**Written problem:**
Without the pictures, print the lines running from the beginning of the material to the line containing "const seriesNames = ['20", both ends included.

──────── Dataset ────────

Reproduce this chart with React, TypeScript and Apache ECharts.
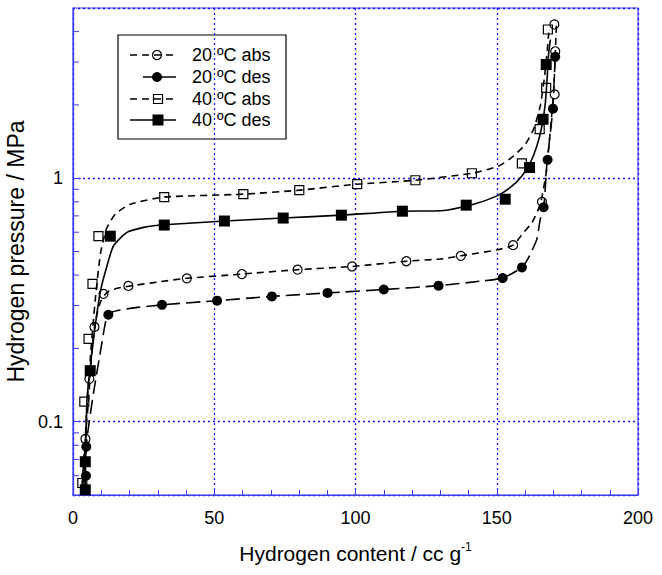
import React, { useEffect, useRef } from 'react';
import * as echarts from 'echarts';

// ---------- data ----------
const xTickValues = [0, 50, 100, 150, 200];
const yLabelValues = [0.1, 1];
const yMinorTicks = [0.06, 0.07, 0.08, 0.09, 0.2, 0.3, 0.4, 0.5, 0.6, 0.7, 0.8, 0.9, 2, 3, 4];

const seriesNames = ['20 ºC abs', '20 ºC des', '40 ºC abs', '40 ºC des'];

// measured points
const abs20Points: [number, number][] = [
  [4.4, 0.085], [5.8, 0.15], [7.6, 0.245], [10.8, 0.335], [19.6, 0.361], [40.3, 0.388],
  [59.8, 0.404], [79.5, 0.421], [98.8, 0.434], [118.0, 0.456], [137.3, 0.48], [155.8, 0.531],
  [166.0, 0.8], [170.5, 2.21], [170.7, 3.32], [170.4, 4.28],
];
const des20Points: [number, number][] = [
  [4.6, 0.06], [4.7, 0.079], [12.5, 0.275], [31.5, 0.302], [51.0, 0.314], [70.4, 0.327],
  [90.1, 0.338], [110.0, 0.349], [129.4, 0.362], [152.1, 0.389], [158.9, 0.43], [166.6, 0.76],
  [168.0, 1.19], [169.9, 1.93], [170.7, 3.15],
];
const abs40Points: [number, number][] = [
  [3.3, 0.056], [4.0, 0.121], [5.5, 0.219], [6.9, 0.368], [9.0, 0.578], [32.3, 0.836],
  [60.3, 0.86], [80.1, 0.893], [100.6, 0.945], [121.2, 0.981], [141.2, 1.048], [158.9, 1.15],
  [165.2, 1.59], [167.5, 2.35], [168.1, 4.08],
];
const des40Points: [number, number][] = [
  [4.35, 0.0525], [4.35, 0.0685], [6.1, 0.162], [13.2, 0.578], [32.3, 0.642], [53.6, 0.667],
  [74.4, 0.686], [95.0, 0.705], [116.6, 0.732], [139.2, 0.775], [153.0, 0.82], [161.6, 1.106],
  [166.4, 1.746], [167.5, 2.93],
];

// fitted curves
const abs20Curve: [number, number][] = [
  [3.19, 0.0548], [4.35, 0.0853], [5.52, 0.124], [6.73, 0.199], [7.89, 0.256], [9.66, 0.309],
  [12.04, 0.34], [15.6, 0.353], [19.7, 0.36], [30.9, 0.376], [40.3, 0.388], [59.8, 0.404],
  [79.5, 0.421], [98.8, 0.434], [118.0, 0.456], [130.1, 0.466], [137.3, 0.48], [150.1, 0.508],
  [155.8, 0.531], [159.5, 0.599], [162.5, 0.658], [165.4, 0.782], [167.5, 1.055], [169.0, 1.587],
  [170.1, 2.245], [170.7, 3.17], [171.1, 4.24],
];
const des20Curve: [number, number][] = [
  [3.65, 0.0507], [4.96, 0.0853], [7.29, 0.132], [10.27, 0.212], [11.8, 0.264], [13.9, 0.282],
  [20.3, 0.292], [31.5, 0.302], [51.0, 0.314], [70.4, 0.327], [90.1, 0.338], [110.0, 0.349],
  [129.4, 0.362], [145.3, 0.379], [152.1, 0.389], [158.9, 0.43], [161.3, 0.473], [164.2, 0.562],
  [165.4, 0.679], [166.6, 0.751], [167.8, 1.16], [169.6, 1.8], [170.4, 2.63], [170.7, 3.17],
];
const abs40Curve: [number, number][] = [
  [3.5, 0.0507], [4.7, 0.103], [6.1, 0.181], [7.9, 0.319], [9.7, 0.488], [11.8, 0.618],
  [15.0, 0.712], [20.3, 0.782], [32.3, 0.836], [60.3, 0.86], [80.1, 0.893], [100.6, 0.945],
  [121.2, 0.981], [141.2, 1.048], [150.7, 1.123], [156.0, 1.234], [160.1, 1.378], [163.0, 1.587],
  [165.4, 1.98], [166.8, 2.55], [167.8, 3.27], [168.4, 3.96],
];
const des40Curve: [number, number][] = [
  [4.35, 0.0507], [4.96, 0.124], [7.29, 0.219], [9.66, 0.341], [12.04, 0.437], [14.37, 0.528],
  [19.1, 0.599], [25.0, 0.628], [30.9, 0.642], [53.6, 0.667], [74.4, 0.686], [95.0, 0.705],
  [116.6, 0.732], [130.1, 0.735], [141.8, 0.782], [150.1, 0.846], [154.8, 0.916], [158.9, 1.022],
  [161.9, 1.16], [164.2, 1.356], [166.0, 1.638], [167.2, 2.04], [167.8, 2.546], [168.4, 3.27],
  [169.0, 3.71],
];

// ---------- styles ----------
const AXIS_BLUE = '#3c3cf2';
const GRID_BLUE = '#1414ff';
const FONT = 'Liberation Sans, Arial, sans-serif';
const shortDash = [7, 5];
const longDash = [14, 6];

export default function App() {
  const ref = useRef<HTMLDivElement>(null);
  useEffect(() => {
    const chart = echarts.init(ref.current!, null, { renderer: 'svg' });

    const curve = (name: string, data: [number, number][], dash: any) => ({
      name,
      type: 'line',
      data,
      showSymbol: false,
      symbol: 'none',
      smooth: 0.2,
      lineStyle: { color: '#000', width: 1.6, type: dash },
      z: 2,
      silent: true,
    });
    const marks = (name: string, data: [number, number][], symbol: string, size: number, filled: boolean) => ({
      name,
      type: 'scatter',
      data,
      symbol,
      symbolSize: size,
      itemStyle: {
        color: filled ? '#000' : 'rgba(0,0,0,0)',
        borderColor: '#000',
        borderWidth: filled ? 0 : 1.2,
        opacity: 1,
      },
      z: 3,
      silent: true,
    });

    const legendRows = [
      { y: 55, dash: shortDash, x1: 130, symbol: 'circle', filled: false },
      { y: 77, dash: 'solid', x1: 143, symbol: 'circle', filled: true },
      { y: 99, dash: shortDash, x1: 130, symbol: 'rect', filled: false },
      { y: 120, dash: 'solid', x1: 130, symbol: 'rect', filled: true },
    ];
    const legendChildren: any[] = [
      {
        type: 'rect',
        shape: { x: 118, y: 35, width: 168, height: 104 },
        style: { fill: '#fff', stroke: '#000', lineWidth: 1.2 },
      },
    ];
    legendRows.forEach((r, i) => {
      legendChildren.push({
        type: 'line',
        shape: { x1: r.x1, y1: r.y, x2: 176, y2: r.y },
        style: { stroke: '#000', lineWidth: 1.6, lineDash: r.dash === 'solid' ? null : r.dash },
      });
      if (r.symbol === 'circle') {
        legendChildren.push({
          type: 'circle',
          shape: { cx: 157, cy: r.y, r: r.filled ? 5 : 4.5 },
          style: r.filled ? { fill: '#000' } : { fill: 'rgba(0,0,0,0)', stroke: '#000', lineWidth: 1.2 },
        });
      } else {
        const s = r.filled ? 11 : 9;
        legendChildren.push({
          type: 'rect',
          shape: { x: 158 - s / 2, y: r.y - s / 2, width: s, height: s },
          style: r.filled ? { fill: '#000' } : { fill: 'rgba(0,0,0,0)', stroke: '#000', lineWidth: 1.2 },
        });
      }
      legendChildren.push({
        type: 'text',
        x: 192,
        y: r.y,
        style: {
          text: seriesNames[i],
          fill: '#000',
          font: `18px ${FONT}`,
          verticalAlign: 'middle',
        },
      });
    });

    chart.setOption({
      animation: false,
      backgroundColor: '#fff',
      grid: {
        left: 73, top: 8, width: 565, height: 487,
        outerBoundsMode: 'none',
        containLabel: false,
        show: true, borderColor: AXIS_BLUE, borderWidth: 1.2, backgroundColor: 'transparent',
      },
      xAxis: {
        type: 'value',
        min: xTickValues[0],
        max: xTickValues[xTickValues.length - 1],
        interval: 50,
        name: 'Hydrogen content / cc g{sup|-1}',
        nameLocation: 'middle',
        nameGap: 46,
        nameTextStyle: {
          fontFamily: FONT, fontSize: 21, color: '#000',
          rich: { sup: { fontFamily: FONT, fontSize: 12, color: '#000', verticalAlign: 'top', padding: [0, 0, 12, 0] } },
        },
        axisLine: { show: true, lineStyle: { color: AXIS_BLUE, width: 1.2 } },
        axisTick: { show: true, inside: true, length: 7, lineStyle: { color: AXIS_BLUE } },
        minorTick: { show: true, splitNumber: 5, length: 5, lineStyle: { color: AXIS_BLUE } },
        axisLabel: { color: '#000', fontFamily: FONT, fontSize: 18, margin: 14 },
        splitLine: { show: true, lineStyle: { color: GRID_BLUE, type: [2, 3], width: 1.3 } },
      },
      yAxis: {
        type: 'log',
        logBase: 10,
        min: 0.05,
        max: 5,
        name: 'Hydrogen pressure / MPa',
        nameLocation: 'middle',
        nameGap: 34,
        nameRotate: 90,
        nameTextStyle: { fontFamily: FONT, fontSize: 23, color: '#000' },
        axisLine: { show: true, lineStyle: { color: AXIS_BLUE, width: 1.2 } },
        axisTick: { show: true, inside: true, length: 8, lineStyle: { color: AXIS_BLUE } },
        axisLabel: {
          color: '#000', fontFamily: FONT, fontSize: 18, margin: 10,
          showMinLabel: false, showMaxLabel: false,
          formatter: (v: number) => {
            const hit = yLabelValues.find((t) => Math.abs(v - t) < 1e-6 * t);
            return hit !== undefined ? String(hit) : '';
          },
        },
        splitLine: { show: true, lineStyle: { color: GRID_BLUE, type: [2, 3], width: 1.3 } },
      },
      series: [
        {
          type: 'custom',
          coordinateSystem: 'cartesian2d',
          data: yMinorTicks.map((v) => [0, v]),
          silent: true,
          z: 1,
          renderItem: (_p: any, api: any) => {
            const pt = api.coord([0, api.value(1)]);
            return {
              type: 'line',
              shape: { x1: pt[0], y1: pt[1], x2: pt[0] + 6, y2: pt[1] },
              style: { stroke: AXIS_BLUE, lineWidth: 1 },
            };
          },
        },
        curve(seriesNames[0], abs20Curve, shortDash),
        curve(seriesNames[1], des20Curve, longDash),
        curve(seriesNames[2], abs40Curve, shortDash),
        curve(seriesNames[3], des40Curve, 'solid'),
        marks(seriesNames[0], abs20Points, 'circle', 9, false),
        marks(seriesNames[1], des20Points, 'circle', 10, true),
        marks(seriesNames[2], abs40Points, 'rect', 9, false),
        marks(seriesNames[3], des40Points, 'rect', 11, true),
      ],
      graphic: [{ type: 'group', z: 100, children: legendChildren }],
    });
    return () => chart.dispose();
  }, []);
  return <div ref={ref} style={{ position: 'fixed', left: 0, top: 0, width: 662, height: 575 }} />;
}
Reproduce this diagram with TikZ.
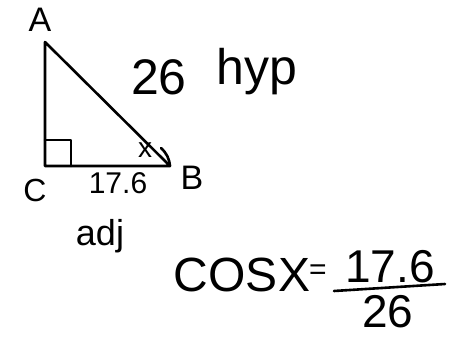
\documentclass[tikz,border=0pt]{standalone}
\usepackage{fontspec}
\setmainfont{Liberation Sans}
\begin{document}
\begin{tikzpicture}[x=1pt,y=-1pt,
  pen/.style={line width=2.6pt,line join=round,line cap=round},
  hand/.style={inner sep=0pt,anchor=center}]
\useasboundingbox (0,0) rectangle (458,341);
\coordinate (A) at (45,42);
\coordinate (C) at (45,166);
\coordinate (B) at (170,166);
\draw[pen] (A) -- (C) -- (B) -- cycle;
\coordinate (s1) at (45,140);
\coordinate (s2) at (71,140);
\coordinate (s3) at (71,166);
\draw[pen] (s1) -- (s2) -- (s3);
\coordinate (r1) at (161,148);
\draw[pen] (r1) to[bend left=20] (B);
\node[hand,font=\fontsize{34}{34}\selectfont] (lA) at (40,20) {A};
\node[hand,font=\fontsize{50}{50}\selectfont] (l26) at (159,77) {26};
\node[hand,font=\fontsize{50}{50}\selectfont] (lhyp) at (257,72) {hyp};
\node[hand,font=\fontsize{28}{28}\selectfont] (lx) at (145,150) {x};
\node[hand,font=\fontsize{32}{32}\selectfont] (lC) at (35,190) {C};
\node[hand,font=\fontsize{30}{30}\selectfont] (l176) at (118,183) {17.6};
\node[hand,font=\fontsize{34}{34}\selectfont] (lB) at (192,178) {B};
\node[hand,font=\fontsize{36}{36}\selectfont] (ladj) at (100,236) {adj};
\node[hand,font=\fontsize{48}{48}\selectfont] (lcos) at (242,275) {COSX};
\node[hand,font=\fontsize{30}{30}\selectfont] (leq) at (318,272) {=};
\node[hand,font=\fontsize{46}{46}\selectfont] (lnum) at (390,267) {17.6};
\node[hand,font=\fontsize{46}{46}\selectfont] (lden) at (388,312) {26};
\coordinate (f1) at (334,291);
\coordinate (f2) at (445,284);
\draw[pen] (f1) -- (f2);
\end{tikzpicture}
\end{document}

────────

**Solution for this task:**
Reproduce this chart with React, TypeScript and Apache ECharts.
import React, { useEffect, useRef } from 'react';
import * as echarts from 'echarts';

// ---------- data ----------
const xTickValues = [0, 50, 100, 150, 200];
const yLabelValues = [0.1, 1];
const yMinorTicks = [0.06, 0.07, 0.08, 0.09, 0.2, 0.3, 0.4, 0.5, 0.6, 0.7, 0.8, 0.9, 2, 3, 4];

const seriesNames = ['20 ºC abs', '20 ºC des', '40 ºC abs', '40 ºC des'];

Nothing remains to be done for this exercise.